[Stated goal]:
Extract only the first line of the listing and every line after it up to and including the one with "plt.rcParams['hatch.linewidth'] = 2.2". Omit the pictures.

---

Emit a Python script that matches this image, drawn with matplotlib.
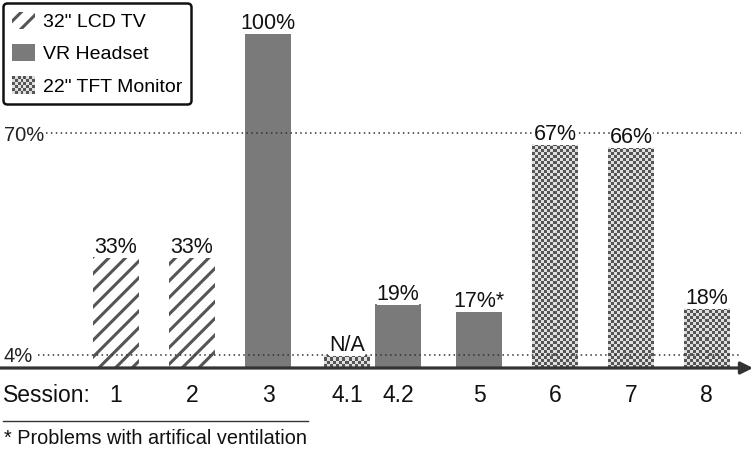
import numpy as np
import matplotlib
matplotlib.use("Agg")
import matplotlib.pyplot as plt
from matplotlib.patches import Patch, Rectangle
from matplotlib.collections import PatchCollection
from matplotlib.colors import ListedColormap
from matplotlib.lines import Line2D

plt.rcParams['font.family'] = ['Liberation Sans', 'DejaVu Sans']
plt.rcParams['hatch.linewidth'] = 2.2

# ---- data ----
sessions = ['1', '2', '3', '4.1', '4.2', '5', '6', '7', '8']
values = [33, 33, 100, 4, 19, 17, 67, 66, 18]
value_labels = ['33%', '33%', '100%', 'N/A', '19%', '17%*', '67%', '66%', '18%']
devices = ['LCD', 'LCD', 'VR', 'TFT', 'VR', 'VR', 'TFT', 'TFT', 'TFT']
legend_labels = ['32" LCD TV', 'VR Headset', '22" TFT Monitor']
ref_levels = [70, 4]
ref_labels = ['70%', '4%']
footnote = '* Problems with artifical ventilation'

# ---- layout ----
W, H = 756, 449
positions = [1, 2, 3, 4.04, 4.71, 5.78, 6.78, 7.78, 8.77]
bar_w = 0.605
px_per_unit_x = 76.0
x0_px = 116.0
base_px = 368.0  # from top
px_per_pct = 3.35

SOLID = '#7a7a7a'
DARK = '#555555'
LIGHT = '#dedede'
LINE = '#333333'

fig = plt.figure(figsize=(W / 100, H / 100), dpi=100)
ax = fig.add_axes([0, 0, 1, 1])
ax.axis('off')


def px_to_x(px):
    return 1 + (px - x0_px) / px_per_unit_x


for pos, v, d in zip(positions, values, devices):
    if d == 'LCD':
        ax.bar(pos, v, width=bar_w, facecolor='white', edgecolor=DARK,
               hatch='//', linewidth=0, zorder=2)
    elif d == 'VR':
        ax.bar(pos, v, width=bar_w, color=SOLID, linewidth=0, zorder=2)
    else:
        bars = ax.bar(pos, v, width=bar_w, facecolor='none', linewidth=0, zorder=2)
        nx = int(round(bar_w * px_per_unit_x / 3))
        ny = max(1, int(round(v * px_per_pct / 3)))
        ii, jj = np.indices((ny, nx))
        arr = (ii + jj) % 2
        im = ax.imshow(arr, cmap=ListedColormap([LIGHT, DARK]),
                       extent=(pos - bar_w / 2, pos + bar_w / 2, 0, v),
                       interpolation='nearest', aspect='auto', zorder=2.5)
        im.set_clip_path(bars[0])

ax.set_xlim(1 - x0_px / px_per_unit_x, 1 + (W - x0_px) / px_per_unit_x)
ax.set_ylim(-(H - base_px) / px_per_pct, base_px / px_per_pct)

# reference dotted lines
xmins = [px_to_x(46), px_to_x(38)]
for lvl, lab, xm in zip(ref_levels, ref_labels, xmins):
    ax.hlines(lvl, xm, px_to_x(741), colors=LINE, linestyles=(0, (1, 2.2)),
              linewidth=1.1, zorder=3)
    fig.text(4 / W, 1 - (base_px - lvl * px_per_pct) / H, lab, fontsize=14.5,
             ha='left', va='center_baseline', color='#222222')

# value labels
for pos, v, lab in zip(positions, values, value_labels):
    ax.annotate(lab, xy=(pos, v), xytext=(0, 4), textcoords='offset pixels',
                ha='center', va='baseline', fontsize=15.5, color='#111111',
                zorder=5, bbox=dict(facecolor='white', edgecolor='none', pad=0))

# x axis arrow
ax.annotate('', xy=(px_to_x(753), 0), xytext=(px_to_x(0), 0),
            arrowprops=dict(arrowstyle='-|>', lw=2.3, color=LINE,
                            mutation_scale=18, shrinkA=0, shrinkB=0),
            zorder=6)

# session labels
y_sess = 1 - 396 / H
fig.text(3 / W, y_sess, 'Session:', fontsize=16.5, ha='left', va='center', color='#111111')
for pos, s in zip(positions, sessions):
    ax.text(pos, -(396 - base_px) / px_per_pct, s, fontsize=16.5, ha='center',
            va='center', color='#111111')

# footnote
fig.add_artist(Line2D([3 / W, 308 / W], [1 - 421 / H, 1 - 421 / H],
                      transform=fig.transFigure, color=LINE, lw=1.0))
fig.text(4 / W, 1 - 438 / H, footnote, fontsize=14.3, ha='left', va='center',
         color='#111111')


# legend
class CheckerHandle:
    pass


class CheckerHandler:
    def legend_artist(self, legend, orig_handle, fontsize, handlebox):
        x0, y0 = -handlebox.xdescent, -handlebox.ydescent
        w, h = handlebox.width, handlebox.height
        s = 2.16
        nx = int(round(w / s))
        ny = int(round(h / s))
        sx, sy = w / nx, h / ny
        rects_d, rects_l = [], []
        for i in range(ny):
            for j in range(nx):
                r = Rectangle((x0 + j * sx, y0 + i * sy), sx, sy)
                (rects_d if (i + j) % 2 else rects_l).append(r)
        pl = PatchCollection(rects_l, facecolor=LIGHT, edgecolor='none',
                             transform=handlebox.get_transform())
        pd = PatchCollection(rects_d, facecolor=DARK, edgecolor='none',
                             transform=handlebox.get_transform())
        handlebox.add_artist(pl)
        handlebox.add_artist(pd)
        return pd


handles = [Patch(facecolor='white', edgecolor=DARK, hatch='//', linewidth=0),
           Patch(facecolor=SOLID, linewidth=0),
           CheckerHandle()]
leg = ax.legend(handles, legend_labels, loc='upper left',
                bbox_to_anchor=(3 / W, 1 - 3 / H), bbox_transform=fig.transFigure,
                borderaxespad=0, fontsize=14, handlelength=1.2, handleheight=1.0,
                handletextpad=0.42, labelspacing=0.66, borderpad=0.45,
                frameon=True, fancybox=True,
                handler_map={CheckerHandle: CheckerHandler()})
fr = leg.get_frame()
fr.set_edgecolor('#111111')
fr.set_linewidth(1.8)
fr.set_alpha(1)
leg.set_zorder(10)

fig.savefig('out.png', dpi=100)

---

[Written answer]:
Emit a Python script that matches this image, drawn with matplotlib.
import numpy as np
import matplotlib
matplotlib.use("Agg")
import matplotlib.pyplot as plt
from matplotlib.patches import Patch, Rectangle
from matplotlib.collections import PatchCollection
from matplotlib.colors import ListedColormap
from matplotlib.lines import Line2D

plt.rcParams['font.family'] = ['Liberation Sans', 'DejaVu Sans']
plt.rcParams['hatch.linewidth'] = 2.2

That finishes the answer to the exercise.